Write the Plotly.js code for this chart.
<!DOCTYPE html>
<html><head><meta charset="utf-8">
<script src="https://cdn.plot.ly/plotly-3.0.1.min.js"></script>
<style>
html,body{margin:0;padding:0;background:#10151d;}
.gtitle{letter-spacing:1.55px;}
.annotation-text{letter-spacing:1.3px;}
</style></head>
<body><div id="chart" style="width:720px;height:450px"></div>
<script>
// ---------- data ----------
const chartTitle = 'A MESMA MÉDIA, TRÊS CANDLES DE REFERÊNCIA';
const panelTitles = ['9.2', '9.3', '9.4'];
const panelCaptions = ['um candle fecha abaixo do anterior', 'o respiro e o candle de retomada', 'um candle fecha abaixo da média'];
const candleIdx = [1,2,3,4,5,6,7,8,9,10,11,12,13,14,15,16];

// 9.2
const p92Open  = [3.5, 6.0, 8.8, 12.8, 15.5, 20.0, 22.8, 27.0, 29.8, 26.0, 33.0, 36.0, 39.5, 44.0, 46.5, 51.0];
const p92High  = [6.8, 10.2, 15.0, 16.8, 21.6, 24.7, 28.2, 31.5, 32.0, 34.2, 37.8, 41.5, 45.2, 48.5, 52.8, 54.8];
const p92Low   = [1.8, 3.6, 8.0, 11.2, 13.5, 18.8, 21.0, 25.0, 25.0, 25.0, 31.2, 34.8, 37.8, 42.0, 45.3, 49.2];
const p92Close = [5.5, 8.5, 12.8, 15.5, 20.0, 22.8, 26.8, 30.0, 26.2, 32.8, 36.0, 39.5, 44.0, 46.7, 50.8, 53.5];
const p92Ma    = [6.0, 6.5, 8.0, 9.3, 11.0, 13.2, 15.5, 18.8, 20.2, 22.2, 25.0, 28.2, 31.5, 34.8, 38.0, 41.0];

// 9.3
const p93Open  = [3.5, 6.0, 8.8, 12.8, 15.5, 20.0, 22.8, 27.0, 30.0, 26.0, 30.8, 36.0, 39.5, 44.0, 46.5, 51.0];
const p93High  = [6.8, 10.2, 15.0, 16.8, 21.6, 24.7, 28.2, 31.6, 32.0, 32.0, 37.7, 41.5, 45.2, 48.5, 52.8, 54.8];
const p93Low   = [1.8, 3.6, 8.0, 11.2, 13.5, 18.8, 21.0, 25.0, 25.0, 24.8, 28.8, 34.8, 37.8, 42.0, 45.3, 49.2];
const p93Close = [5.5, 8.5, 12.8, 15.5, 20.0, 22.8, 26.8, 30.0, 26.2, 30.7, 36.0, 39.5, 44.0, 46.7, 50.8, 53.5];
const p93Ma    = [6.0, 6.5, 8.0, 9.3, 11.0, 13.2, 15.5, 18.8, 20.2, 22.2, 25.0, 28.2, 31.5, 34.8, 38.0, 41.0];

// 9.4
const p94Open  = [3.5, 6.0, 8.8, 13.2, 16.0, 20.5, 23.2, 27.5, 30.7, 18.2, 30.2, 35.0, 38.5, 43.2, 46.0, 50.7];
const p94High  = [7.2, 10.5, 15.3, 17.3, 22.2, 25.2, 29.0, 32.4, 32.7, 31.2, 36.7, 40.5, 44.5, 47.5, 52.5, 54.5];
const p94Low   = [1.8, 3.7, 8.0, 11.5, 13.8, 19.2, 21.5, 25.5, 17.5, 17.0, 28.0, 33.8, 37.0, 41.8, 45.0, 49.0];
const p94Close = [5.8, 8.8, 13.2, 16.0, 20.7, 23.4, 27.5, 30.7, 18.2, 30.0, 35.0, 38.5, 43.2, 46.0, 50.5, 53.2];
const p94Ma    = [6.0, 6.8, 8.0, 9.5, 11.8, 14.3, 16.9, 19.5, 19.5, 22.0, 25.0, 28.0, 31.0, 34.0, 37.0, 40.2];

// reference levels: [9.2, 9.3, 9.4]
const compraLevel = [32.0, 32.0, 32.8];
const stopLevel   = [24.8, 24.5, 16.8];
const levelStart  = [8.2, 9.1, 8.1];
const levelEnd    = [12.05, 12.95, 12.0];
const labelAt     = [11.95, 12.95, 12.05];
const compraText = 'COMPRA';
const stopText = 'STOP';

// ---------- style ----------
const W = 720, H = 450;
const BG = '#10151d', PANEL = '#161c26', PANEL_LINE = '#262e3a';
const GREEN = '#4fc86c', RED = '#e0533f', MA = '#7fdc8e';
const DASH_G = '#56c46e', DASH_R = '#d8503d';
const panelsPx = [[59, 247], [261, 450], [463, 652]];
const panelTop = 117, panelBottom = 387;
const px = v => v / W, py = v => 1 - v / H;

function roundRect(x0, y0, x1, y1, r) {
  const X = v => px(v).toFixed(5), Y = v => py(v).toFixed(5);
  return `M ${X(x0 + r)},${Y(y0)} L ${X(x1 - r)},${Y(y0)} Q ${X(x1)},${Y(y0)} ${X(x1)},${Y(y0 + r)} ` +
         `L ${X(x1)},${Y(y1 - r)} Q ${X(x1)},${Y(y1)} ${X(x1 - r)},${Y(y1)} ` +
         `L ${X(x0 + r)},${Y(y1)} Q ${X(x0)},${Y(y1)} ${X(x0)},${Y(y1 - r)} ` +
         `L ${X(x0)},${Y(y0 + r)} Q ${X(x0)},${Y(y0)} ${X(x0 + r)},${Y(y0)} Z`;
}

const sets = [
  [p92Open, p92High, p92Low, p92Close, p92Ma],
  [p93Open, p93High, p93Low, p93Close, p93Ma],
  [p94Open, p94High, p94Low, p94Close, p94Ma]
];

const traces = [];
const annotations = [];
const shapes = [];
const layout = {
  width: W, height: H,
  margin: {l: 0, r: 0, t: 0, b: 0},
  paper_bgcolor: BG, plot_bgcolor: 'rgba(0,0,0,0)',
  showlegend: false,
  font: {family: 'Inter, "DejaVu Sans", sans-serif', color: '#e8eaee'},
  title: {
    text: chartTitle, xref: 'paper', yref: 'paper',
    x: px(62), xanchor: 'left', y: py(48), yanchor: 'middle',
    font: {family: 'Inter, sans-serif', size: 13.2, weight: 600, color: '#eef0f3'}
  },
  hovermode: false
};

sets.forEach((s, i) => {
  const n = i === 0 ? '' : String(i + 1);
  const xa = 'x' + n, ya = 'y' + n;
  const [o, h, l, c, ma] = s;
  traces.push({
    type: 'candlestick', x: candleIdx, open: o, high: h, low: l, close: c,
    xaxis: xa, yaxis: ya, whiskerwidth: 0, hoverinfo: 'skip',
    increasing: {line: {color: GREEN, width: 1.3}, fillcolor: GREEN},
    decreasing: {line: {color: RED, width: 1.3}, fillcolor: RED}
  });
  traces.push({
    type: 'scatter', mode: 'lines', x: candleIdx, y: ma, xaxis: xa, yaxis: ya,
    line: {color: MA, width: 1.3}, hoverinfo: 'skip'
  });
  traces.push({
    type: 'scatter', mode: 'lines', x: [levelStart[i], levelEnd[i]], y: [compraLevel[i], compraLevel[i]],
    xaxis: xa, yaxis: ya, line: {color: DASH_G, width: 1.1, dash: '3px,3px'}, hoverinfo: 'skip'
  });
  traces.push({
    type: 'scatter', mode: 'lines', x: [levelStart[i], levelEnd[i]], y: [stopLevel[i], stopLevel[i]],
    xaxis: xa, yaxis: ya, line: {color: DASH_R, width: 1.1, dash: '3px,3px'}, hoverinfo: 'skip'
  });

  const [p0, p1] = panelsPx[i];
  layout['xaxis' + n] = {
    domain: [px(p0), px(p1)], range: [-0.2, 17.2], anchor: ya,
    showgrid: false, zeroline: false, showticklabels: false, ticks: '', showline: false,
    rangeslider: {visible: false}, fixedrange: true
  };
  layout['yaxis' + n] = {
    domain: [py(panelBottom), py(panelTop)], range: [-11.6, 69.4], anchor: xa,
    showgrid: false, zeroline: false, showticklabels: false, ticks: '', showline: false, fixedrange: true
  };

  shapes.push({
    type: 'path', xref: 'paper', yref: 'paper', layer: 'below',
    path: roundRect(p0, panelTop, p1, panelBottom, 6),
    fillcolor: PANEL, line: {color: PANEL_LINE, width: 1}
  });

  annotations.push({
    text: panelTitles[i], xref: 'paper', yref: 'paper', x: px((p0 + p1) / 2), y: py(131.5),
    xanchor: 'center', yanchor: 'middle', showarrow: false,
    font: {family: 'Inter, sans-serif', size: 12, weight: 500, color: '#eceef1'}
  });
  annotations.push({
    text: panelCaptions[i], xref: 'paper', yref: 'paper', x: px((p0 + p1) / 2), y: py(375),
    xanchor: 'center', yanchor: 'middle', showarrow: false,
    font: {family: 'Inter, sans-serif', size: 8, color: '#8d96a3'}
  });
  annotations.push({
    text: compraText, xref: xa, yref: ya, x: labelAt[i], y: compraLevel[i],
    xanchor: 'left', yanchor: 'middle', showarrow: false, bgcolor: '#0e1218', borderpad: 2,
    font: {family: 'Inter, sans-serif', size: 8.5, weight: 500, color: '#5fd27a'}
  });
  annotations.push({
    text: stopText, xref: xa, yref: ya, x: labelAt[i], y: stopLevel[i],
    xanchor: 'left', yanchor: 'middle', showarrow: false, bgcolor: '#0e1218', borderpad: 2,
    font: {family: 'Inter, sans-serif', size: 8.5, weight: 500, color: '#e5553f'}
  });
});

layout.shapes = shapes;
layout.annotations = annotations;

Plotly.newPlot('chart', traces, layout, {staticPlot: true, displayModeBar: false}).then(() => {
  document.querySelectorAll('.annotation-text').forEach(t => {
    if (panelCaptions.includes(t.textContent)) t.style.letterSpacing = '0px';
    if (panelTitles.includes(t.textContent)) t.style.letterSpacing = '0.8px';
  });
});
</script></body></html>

━━━━━━━━━━━━━━━━━━━━

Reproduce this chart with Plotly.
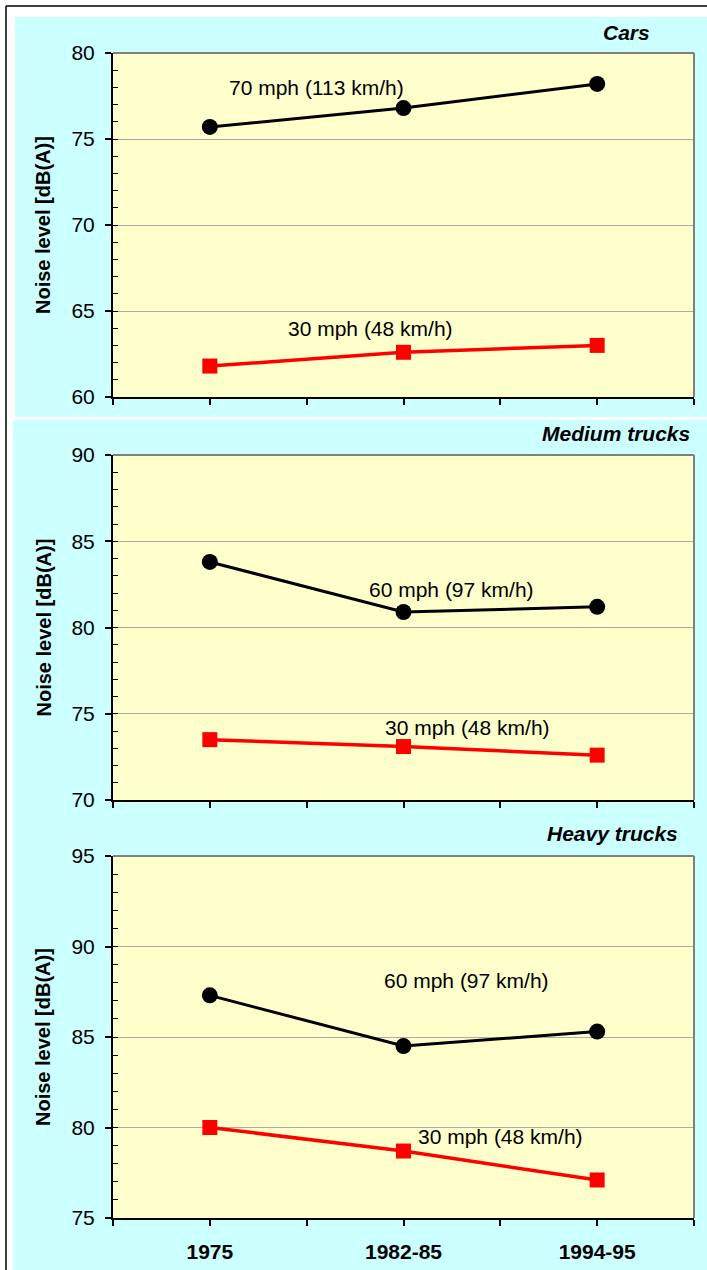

━━━━━━━━━━━━━━━━━━━━

Task objective ▸
Retype exactly what runs from the line containing "Write the Plotly.js code for this chart." through the line containing "const candleIdx = [1,2,3,4,5,6,7,8,9,10,11,12,13,14,15,16];", both lines included, and stop there.

Written solution ▸
Write the Plotly.js code for this chart.
<!DOCTYPE html>
<html><head><meta charset="utf-8">
<script src="https://cdn.plot.ly/plotly-3.0.1.min.js"></script>
<style>
html,body{margin:0;padding:0;background:#10151d;}
.gtitle{letter-spacing:1.55px;}
.annotation-text{letter-spacing:1.3px;}
</style></head>
<body><div id="chart" style="width:720px;height:450px"></div>
<script>
// ---------- data ----------
const chartTitle = 'A MESMA MÉDIA, TRÊS CANDLES DE REFERÊNCIA';
const panelTitles = ['9.2', '9.3', '9.4'];
const panelCaptions = ['um candle fecha abaixo do anterior', 'o respiro e o candle de retomada', 'um candle fecha abaixo da média'];
const candleIdx = [1,2,3,4,5,6,7,8,9,10,11,12,13,14,15,16];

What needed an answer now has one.